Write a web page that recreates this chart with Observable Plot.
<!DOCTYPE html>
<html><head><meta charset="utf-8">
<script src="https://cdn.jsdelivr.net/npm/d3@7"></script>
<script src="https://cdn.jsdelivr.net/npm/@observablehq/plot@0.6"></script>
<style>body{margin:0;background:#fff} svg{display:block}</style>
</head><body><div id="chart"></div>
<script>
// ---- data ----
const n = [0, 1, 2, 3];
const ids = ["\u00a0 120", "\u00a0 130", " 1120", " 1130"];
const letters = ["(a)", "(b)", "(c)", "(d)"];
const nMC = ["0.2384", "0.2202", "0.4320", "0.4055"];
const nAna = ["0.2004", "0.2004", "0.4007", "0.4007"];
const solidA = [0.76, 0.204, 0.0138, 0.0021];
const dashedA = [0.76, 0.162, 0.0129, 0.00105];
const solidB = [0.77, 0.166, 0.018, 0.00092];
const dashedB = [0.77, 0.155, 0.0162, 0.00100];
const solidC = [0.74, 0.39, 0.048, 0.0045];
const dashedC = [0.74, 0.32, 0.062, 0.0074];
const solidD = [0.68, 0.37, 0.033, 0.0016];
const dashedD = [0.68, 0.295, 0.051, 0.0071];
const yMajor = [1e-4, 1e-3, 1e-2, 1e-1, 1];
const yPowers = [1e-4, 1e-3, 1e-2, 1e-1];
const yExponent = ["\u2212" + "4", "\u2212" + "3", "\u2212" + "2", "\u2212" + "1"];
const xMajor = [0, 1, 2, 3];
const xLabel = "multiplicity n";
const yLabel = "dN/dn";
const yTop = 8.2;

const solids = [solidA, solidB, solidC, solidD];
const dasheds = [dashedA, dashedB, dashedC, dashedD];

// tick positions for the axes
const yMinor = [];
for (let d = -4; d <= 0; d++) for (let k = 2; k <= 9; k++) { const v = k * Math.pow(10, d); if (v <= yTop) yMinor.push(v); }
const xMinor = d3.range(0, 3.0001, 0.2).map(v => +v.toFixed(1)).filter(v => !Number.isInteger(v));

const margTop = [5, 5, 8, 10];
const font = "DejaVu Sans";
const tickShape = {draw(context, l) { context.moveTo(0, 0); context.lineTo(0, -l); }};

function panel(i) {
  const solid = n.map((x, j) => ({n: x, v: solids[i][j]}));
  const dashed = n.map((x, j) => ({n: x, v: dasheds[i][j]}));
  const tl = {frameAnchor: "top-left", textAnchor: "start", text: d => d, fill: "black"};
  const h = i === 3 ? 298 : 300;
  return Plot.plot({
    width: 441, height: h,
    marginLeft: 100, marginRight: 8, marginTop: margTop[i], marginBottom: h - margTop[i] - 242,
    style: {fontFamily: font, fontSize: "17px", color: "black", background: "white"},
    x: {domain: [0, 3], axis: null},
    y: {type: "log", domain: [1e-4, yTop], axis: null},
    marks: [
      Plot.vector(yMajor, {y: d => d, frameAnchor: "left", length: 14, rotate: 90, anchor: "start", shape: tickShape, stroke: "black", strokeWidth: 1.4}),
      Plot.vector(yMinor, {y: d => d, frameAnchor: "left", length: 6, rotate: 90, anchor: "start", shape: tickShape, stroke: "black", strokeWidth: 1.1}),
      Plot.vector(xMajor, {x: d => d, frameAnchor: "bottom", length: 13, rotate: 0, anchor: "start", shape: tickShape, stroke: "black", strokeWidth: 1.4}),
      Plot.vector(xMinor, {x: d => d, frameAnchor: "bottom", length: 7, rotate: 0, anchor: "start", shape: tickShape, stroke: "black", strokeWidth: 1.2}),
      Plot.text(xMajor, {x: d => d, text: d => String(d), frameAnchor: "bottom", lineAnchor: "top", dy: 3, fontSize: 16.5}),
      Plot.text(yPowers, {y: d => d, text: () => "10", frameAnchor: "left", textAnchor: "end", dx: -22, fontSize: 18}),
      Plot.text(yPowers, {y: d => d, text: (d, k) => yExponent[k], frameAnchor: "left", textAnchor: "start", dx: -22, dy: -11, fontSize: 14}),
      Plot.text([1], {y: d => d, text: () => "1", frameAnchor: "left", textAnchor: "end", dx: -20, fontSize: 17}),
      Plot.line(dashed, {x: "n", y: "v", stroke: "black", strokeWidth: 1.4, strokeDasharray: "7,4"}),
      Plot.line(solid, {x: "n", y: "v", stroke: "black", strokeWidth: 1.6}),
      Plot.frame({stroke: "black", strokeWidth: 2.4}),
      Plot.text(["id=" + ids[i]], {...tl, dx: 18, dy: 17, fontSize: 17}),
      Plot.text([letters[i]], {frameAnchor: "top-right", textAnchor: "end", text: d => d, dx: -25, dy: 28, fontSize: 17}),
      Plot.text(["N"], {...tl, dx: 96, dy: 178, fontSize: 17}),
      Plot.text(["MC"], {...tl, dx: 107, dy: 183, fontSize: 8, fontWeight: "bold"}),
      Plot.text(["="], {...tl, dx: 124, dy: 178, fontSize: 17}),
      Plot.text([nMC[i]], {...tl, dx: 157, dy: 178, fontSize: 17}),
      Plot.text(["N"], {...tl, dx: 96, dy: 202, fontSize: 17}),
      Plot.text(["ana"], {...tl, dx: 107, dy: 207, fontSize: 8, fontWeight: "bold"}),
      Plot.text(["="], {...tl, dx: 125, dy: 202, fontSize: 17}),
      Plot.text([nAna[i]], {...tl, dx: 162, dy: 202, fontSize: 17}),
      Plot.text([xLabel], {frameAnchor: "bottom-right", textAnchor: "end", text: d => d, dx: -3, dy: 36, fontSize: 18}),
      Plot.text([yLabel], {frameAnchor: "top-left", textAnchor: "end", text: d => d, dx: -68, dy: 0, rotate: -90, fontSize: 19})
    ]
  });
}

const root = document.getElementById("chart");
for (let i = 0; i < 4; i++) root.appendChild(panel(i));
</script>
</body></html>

##########

■ **EXERCISE REQUIREMENTS**
Each line of the material should be duplicated exactly, please.

■ **THE OUTPUT**
Write a web page that recreates this chart with Observable Plot.
<!DOCTYPE html>
<html><head><meta charset="utf-8">
<script src="https://cdn.jsdelivr.net/npm/d3@7"></script>
<script src="https://cdn.jsdelivr.net/npm/@observablehq/plot@0.6"></script>
<style>body{margin:0;background:#fff} svg{display:block}</style>
</head><body><div id="chart"></div>
<script>
// ---- data ----
const n = [0, 1, 2, 3];
const ids = ["\u00a0 120", "\u00a0 130", " 1120", " 1130"];
const letters = ["(a)", "(b)", "(c)", "(d)"];
const nMC = ["0.2384", "0.2202", "0.4320", "0.4055"];
const nAna = ["0.2004", "0.2004", "0.4007", "0.4007"];
const solidA = [0.76, 0.204, 0.0138, 0.0021];
const dashedA = [0.76, 0.162, 0.0129, 0.00105];
const solidB = [0.77, 0.166, 0.018, 0.00092];
const dashedB = [0.77, 0.155, 0.0162, 0.00100];
const solidC = [0.74, 0.39, 0.048, 0.0045];
const dashedC = [0.74, 0.32, 0.062, 0.0074];
const solidD = [0.68, 0.37, 0.033, 0.0016];
const dashedD = [0.68, 0.295, 0.051, 0.0071];
const yMajor = [1e-4, 1e-3, 1e-2, 1e-1, 1];
const yPowers = [1e-4, 1e-3, 1e-2, 1e-1];
const yExponent = ["\u2212" + "4", "\u2212" + "3", "\u2212" + "2", "\u2212" + "1"];
const xMajor = [0, 1, 2, 3];
const xLabel = "multiplicity n";
const yLabel = "dN/dn";
const yTop = 8.2;

const solids = [solidA, solidB, solidC, solidD];
const dasheds = [dashedA, dashedB, dashedC, dashedD];

// tick positions for the axes
const yMinor = [];
for (let d = -4; d <= 0; d++) for (let k = 2; k <= 9; k++) { const v = k * Math.pow(10, d); if (v <= yTop) yMinor.push(v); }
const xMinor = d3.range(0, 3.0001, 0.2).map(v => +v.toFixed(1)).filter(v => !Number.isInteger(v));

const margTop = [5, 5, 8, 10];
const font = "DejaVu Sans";
const tickShape = {draw(context, l) { context.moveTo(0, 0); context.lineTo(0, -l); }};

function panel(i) {
  const solid = n.map((x, j) => ({n: x, v: solids[i][j]}));
  const dashed = n.map((x, j) => ({n: x, v: dasheds[i][j]}));
  const tl = {frameAnchor: "top-left", textAnchor: "start", text: d => d, fill: "black"};
  const h = i === 3 ? 298 : 300;
  return Plot.plot({
    width: 441, height: h,
    marginLeft: 100, marginRight: 8, marginTop: margTop[i], marginBottom: h - margTop[i] - 242,
    style: {fontFamily: font, fontSize: "17px", color: "black", background: "white"},
    x: {domain: [0, 3], axis: null},
    y: {type: "log", domain: [1e-4, yTop], axis: null},
    marks: [
      Plot.vector(yMajor, {y: d => d, frameAnchor: "left", length: 14, rotate: 90, anchor: "start", shape: tickShape, stroke: "black", strokeWidth: 1.4}),
      Plot.vector(yMinor, {y: d => d, frameAnchor: "left", length: 6, rotate: 90, anchor: "start", shape: tickShape, stroke: "black", strokeWidth: 1.1}),
      Plot.vector(xMajor, {x: d => d, frameAnchor: "bottom", length: 13, rotate: 0, anchor: "start", shape: tickShape, stroke: "black", strokeWidth: 1.4}),
      Plot.vector(xMinor, {x: d => d, frameAnchor: "bottom", length: 7, rotate: 0, anchor: "start", shape: tickShape, stroke: "black", strokeWidth: 1.2}),
      Plot.text(xMajor, {x: d => d, text: d => String(d), frameAnchor: "bottom", lineAnchor: "top", dy: 3, fontSize: 16.5}),
      Plot.text(yPowers, {y: d => d, text: () => "10", frameAnchor: "left", textAnchor: "end", dx: -22, fontSize: 18}),
      Plot.text(yPowers, {y: d => d, text: (d, k) => yExponent[k], frameAnchor: "left", textAnchor: "start", dx: -22, dy: -11, fontSize: 14}),
      Plot.text([1], {y: d => d, text: () => "1", frameAnchor: "left", textAnchor: "end", dx: -20, fontSize: 17}),
      Plot.line(dashed, {x: "n", y: "v", stroke: "black", strokeWidth: 1.4, strokeDasharray: "7,4"}),
      Plot.line(solid, {x: "n", y: "v", stroke: "black", strokeWidth: 1.6}),
      Plot.frame({stroke: "black", strokeWidth: 2.4}),
      Plot.text(["id=" + ids[i]], {...tl, dx: 18, dy: 17, fontSize: 17}),
      Plot.text([letters[i]], {frameAnchor: "top-right", textAnchor: "end", text: d => d, dx: -25, dy: 28, fontSize: 17}),
      Plot.text(["N"], {...tl, dx: 96, dy: 178, fontSize: 17}),
      Plot.text(["MC"], {...tl, dx: 107, dy: 183, fontSize: 8, fontWeight: "bold"}),
      Plot.text(["="], {...tl, dx: 124, dy: 178, fontSize: 17}),
      Plot.text([nMC[i]], {...tl, dx: 157, dy: 178, fontSize: 17}),
      Plot.text(["N"], {...tl, dx: 96, dy: 202, fontSize: 17}),
      Plot.text(["ana"], {...tl, dx: 107, dy: 207, fontSize: 8, fontWeight: "bold"}),
      Plot.text(["="], {...tl, dx: 125, dy: 202, fontSize: 17}),
      Plot.text([nAna[i]], {...tl, dx: 162, dy: 202, fontSize: 17}),
      Plot.text([xLabel], {frameAnchor: "bottom-right", textAnchor: "end", text: d => d, dx: -3, dy: 36, fontSize: 18}),
      Plot.text([yLabel], {frameAnchor: "top-left", textAnchor: "end", text: d => d, dx: -68, dy: 0, rotate: -90, fontSize: 19})
    ]
  });
}

const root = document.getElementById("chart");
for (let i = 0; i < 4; i++) root.appendChild(panel(i));
</script>
</body></html>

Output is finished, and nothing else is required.